[cryptography] How are expired code-signing certs revoked?

ianG iang at iang.org
Sun Dec 11 07:27:44 EST 2011

On 8/12/11 02:11 AM, dan at geer.org wrote:
> Another wrinkle, at least as a logic problem, would be
> whether you can revoke the signing cert for a CRL and
> what, exactly, would that mean -- particularly if the
> last known good date is well astern and hence the
> revocation would optimally be retroactive.

Is the logical answer here that you have to treat the signing cert for a 
CRL at the same level as the root concerned?

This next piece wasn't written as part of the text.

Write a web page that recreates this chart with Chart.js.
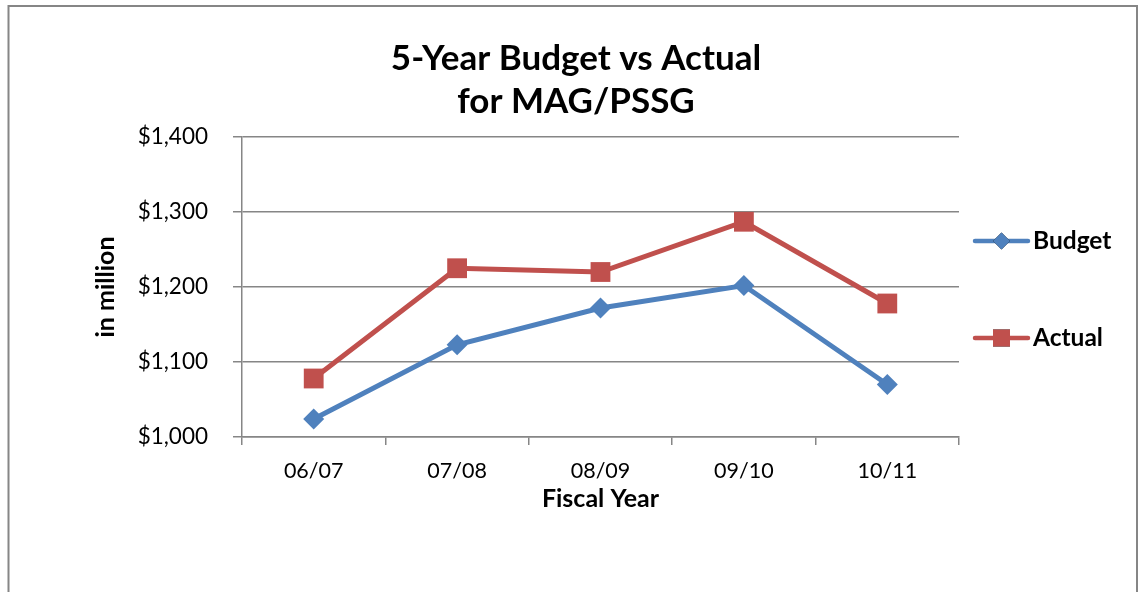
<!DOCTYPE html>
<html>
<head>
<meta charset="utf-8">
<script src="https://cdn.jsdelivr.net/npm/chart.js@4"></script>
<style>
  html, body { margin: 0; padding: 0; background: #fff; }
  #wrap { width: 1141px; height: 592px; }
</style>
</head>
<body>
<div id="wrap"><canvas id="lineChart" width="1141" height="592"></canvas></div>
<script>
const years = ['06/07', '07/08', '08/09', '09/10', '10/11'];
const budget = [1024, 1123, 1172, 1202, 1070];
const actual = [1078, 1225, 1220, 1287, 1178];
const yTicks = [1000, 1100, 1200, 1300, 1400];
const titleLines = ['5-Year Budget vs Actual', 'for MAG/PSSG'];

const FONT = 'Lato, "Open Sans", sans-serif';
const GRID = '#868686';

// outer frame (no bottom edge, it runs off the picture)
const framePlugin = {
    id: 'frame',
    beforeDraw(chart) {
        const ctx = chart.ctx;
        ctx.save();
        ctx.strokeStyle = GRID;
        ctx.lineWidth = 2;
        ctx.beginPath();
        ctx.moveTo(8.5, 600);
        ctx.lineTo(8.5, 6);
        ctx.lineTo(1137, 6);
        ctx.lineTo(1137, 600);
        ctx.stroke();
        ctx.restore();
    }
};

// title centred on the whole picture, not the plot
const titlePlugin = {
    id: 'bigTitle',
    afterDraw(chart) {
        const ctx = chart.ctx;
        ctx.save();
        ctx.fillStyle = '#000';
        ctx.font = 'bold 35px ' + FONT;
        ctx.textAlign = 'center';
        ctx.textBaseline = 'alphabetic';
        ctx.fillText(titleLines[0], 576, 70);
        ctx.fillText(titleLines[1], 576, 113);
        ctx.restore();
    }
};

// legend drawn at the right, line + marker like the original
const legendPlugin = {
    id: 'sideLegend',
    afterDraw(chart) {
        const ctx = chart.ctx;
        const rows = [241, 338];
        const sizes = [8.5, 12];
        ctx.save();
        chart.data.datasets.forEach(function (ds, i) {
            const y = rows[i];
            ctx.strokeStyle = ds.borderColor;
            ctx.lineWidth = 4.5;
            ctx.lineCap = 'round';
            ctx.beginPath();
            ctx.moveTo(975, y);
            ctx.lineTo(1028, y);
            ctx.stroke();
            Chart.helpers.drawPoint(ctx, {
                pointStyle: ds.pointStyle,
                radius: sizes[i],
                borderWidth: 0
            }, 1001.5, y);
            ctx.fillStyle = ds.pointBackgroundColor;
            ctx.fill();
            ctx.fillStyle = '#000';
            ctx.font = 'bold 24.5px ' + FONT;
            ctx.textBaseline = 'middle';
            ctx.fillText(ds.label, 1033, y);
        });
        ctx.restore();
    }
};

const ctx = document.getElementById('lineChart').getContext('2d');
const myChart = new Chart(ctx, {
    type: 'line',
    data: {
        labels: years,
        datasets: [{
            label: 'Budget',
            data: budget,
            borderColor: '#4F81BD',
            backgroundColor: '#4F81BD',
            pointBackgroundColor: '#4F81BD',
            pointBorderColor: '#4F81BD',
            borderWidth: 5,
            pointStyle: 'rectRot',
            pointRadius: 10.5,
            pointBorderWidth: 0,
            tension: 0
        }, {
            label: 'Actual',
            data: actual,
            borderColor: '#C0504D',
            backgroundColor: '#C0504D',
            pointBackgroundColor: '#C0504D',
            pointBorderColor: '#C0504D',
            borderWidth: 5,
            pointStyle: 'rect',
            pointRadius: 14,
            pointBorderWidth: 0,
            tension: 0
        }]
    },
    options: {
        responsive: false,
        animation: false,
        layout: {
            padding: { left: 91, right: 182, top: 137, bottom: 70 }
        },
        plugins: {
            legend: { display: false },
            tooltip: { enabled: false },
            title: { display: false }
        },
        scales: {
            x: {
                offset: true,
                grid: {
                    offset: true,
                    drawOnChartArea: false,
                    drawTicks: true,
                    tickLength: 8,
                    color: GRID,
                    lineWidth: 1.5
                },
                border: { color: GRID, width: 1.5 },
                ticks: {
                    color: '#000',
                    font: { family: FONT, size: 21.5 },
                    padding: 13,
                    maxRotation: 0
                },
                title: {
                    display: true,
                    text: 'Fiscal Year',
                    color: '#000',
                    font: { family: FONT, size: 25, weight: 'bold' },
                    padding: { top: 0, bottom: 8 }
                },
                afterFit(scale) { scale.height = 85; }
            },
            y: {
                min: 1000,
                max: 1400,
                afterBuildTicks(scale) {
                    scale.ticks = yTicks.map(function (v) { return { value: v }; });
                },
                grid: {
                    color: GRID,
                    lineWidth: 1.5,
                    drawTicks: true,
                    tickLength: 9
                },
                border: { color: GRID, width: 1.5 },
                ticks: {
                    color: '#000',
                    font: { family: FONT, size: 22.5 },
                    padding: 25,
                    callback: function (v) { return '$' + v.toLocaleString('en-US'); }
                },
                title: {
                    display: true,
                    text: 'in million',
                    color: '#000',
                    font: { family: FONT, size: 25, weight: 'bold' },
                    padding: { top: 0, bottom: 0 }
                },
                afterFit(scale) { scale.width = 151; }
            }
        }
    },
    plugins: [framePlugin, titlePlugin, legendPlugin]
});
</script>
</body>
</html>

So a CRL-signing cert for a sub-root (generally one and the same thing) 
would (both) want to be revoked at the root level, that is, appear in 
the CRL as signed by the root.  Whether it works that way in practice, I 
don't know.  I suppose I should...

In PKI it's a fairly well established principle that the layer one up 
has to revoke [0].  So, when some roots needed to be revoked recently, 
browsers had to ship new software.  Vendors are the ueber-CA.  
Therefore, the CRL/OCSP certs for a root can only be revoked at software 

> --dan, quite possibly in a rat hole

iang, we're all in rat holes together

[0] Unlike PGP where self can revoke self;  there are no layers.